== Work to complete ==
Write out the listing from the line with "Clone this diagram in TikZ." to the line with "minimum width=978pt, minimum", both lines included, exactly and nothing beyond. Leave pictures out.

== Supplied data ==
+++

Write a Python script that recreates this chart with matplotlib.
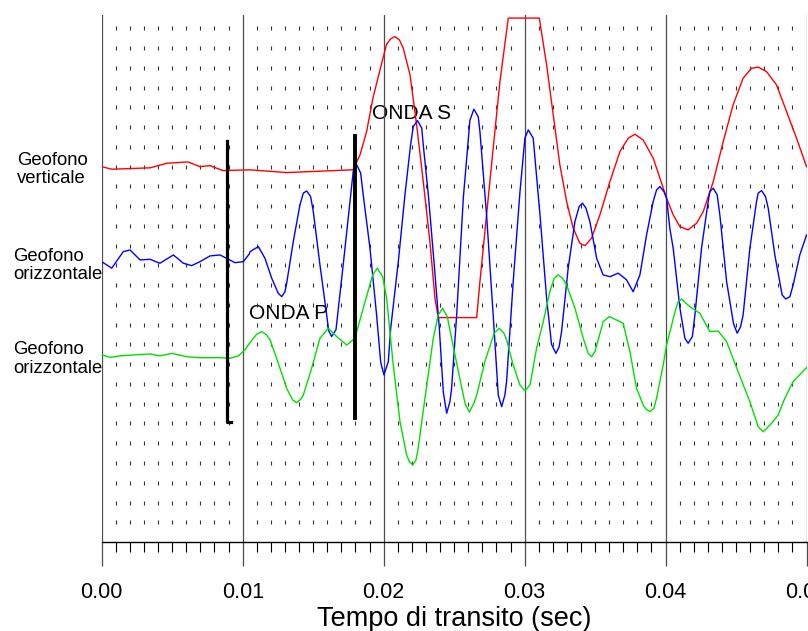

+++

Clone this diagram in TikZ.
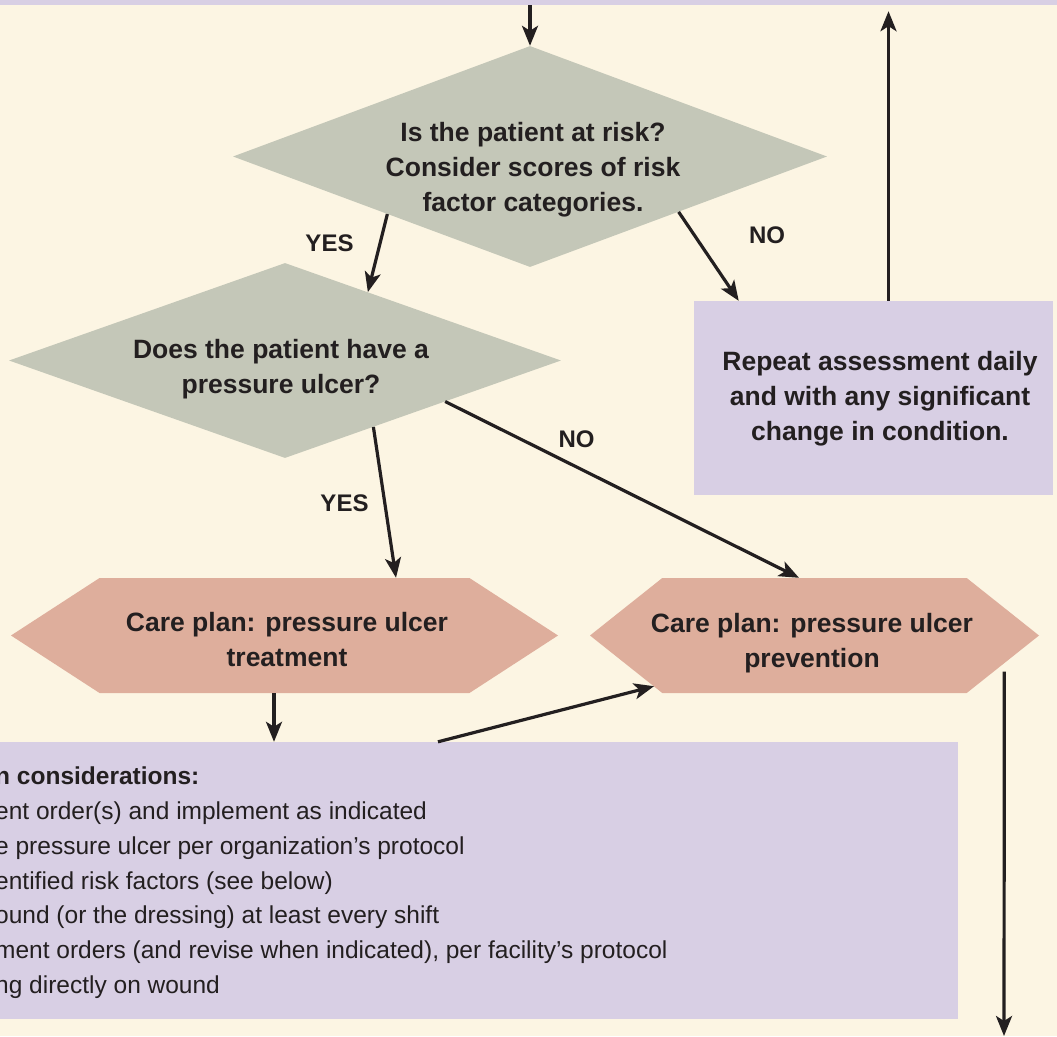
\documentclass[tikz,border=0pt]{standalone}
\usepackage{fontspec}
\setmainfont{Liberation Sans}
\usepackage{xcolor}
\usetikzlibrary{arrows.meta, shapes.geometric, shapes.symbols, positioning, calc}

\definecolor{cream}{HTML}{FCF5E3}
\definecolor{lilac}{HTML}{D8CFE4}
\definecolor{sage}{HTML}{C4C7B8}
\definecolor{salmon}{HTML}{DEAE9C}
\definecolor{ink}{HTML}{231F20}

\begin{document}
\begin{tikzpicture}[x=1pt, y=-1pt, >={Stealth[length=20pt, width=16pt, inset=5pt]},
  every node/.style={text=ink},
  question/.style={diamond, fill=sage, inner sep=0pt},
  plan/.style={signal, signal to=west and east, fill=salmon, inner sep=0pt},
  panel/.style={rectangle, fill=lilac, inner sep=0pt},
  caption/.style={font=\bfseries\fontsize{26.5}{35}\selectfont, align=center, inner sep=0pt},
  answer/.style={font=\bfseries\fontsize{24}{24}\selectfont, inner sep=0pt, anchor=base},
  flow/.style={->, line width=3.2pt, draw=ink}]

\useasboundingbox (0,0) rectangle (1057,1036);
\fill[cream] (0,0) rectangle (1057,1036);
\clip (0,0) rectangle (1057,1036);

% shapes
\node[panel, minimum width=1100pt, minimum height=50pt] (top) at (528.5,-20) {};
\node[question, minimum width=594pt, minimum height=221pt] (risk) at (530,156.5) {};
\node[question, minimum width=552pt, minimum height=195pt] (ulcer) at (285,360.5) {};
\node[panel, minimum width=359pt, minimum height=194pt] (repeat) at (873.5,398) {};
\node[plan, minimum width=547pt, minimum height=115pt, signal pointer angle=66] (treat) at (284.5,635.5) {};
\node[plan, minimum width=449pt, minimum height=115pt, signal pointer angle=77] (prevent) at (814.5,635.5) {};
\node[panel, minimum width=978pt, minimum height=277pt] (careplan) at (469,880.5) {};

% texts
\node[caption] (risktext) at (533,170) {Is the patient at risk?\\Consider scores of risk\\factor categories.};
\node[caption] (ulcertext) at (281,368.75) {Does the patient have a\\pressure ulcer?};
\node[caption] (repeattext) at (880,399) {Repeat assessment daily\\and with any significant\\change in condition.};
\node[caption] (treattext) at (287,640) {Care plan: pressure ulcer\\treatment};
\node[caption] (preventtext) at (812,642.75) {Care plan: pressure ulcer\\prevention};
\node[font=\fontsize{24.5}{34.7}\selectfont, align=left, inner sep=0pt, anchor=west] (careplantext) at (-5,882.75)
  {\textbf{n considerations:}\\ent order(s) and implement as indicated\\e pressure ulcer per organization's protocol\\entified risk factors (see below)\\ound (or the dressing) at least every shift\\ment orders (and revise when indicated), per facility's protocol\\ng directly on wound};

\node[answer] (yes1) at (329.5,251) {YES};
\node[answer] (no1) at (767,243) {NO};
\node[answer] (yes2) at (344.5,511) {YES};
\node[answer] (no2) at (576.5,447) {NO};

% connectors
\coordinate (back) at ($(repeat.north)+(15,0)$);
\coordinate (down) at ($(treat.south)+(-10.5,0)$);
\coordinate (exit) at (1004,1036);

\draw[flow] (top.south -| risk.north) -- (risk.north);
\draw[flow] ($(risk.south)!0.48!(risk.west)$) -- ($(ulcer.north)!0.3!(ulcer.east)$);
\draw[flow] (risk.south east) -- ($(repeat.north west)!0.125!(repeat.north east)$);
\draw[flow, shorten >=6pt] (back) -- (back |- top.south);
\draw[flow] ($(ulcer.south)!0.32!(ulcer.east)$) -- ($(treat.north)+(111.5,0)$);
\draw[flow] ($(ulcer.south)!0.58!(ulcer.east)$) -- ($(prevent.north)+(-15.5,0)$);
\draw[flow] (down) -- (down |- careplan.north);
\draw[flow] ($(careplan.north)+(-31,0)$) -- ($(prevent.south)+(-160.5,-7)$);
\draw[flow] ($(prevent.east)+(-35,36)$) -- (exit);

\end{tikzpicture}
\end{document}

+++

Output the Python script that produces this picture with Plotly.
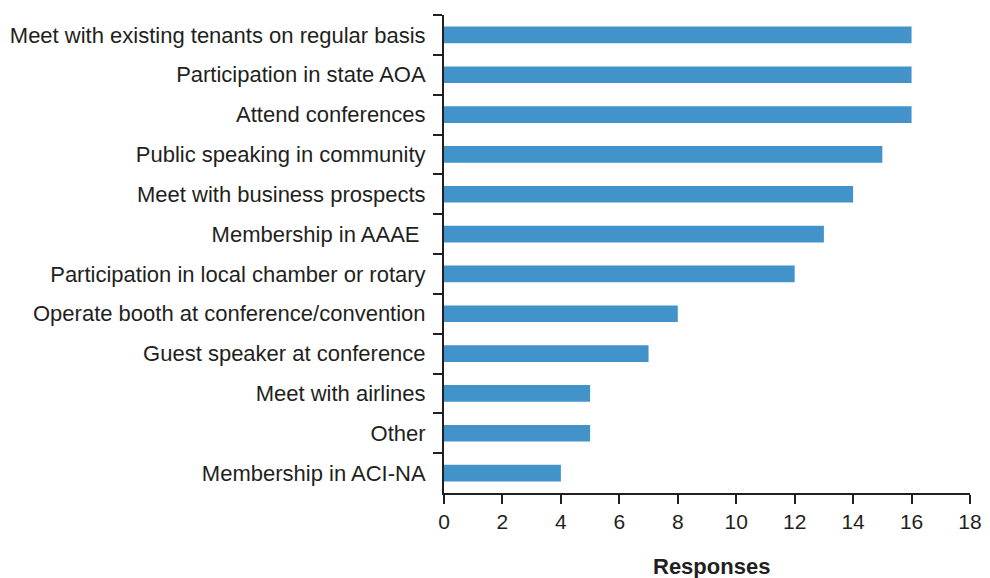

+++

== Solution to this problem ==
Clone this diagram in TikZ.
\documentclass[tikz,border=0pt]{standalone}
\usepackage{fontspec}
\setmainfont{Liberation Sans}
\usepackage{xcolor}
\usetikzlibrary{arrows.meta, shapes.geometric, shapes.symbols, positioning, calc}

\definecolor{cream}{HTML}{FCF5E3}
\definecolor{lilac}{HTML}{D8CFE4}
\definecolor{sage}{HTML}{C4C7B8}
\definecolor{salmon}{HTML}{DEAE9C}
\definecolor{ink}{HTML}{231F20}

\begin{document}
\begin{tikzpicture}[x=1pt, y=-1pt, >={Stealth[length=20pt, width=16pt, inset=5pt]},
  every node/.style={text=ink},
  question/.style={diamond, fill=sage, inner sep=0pt},
  plan/.style={signal, signal to=west and east, fill=salmon, inner sep=0pt},
  panel/.style={rectangle, fill=lilac, inner sep=0pt},
  caption/.style={font=\bfseries\fontsize{26.5}{35}\selectfont, align=center, inner sep=0pt},
  answer/.style={font=\bfseries\fontsize{24}{24}\selectfont, inner sep=0pt, anchor=base},
  flow/.style={->, line width=3.2pt, draw=ink}]

\useasboundingbox (0,0) rectangle (1057,1036);
\fill[cream] (0,0) rectangle (1057,1036);
\clip (0,0) rectangle (1057,1036);

% shapes
\node[panel, minimum width=1100pt, minimum height=50pt] (top) at (528.5,-20) {};
\node[question, minimum width=594pt, minimum height=221pt] (risk) at (530,156.5) {};
\node[question, minimum width=552pt, minimum height=195pt] (ulcer) at (285,360.5) {};
\node[panel, minimum width=359pt, minimum height=194pt] (repeat) at (873.5,398) {};
\node[plan, minimum width=547pt, minimum height=115pt, signal pointer angle=66] (treat) at (284.5,635.5) {};
\node[plan, minimum width=449pt, minimum height=115pt, signal pointer angle=77] (prevent) at (814.5,635.5) {};
\node[panel, minimum width=978pt, minimum height=277pt] (careplan) at (469,880.5) {};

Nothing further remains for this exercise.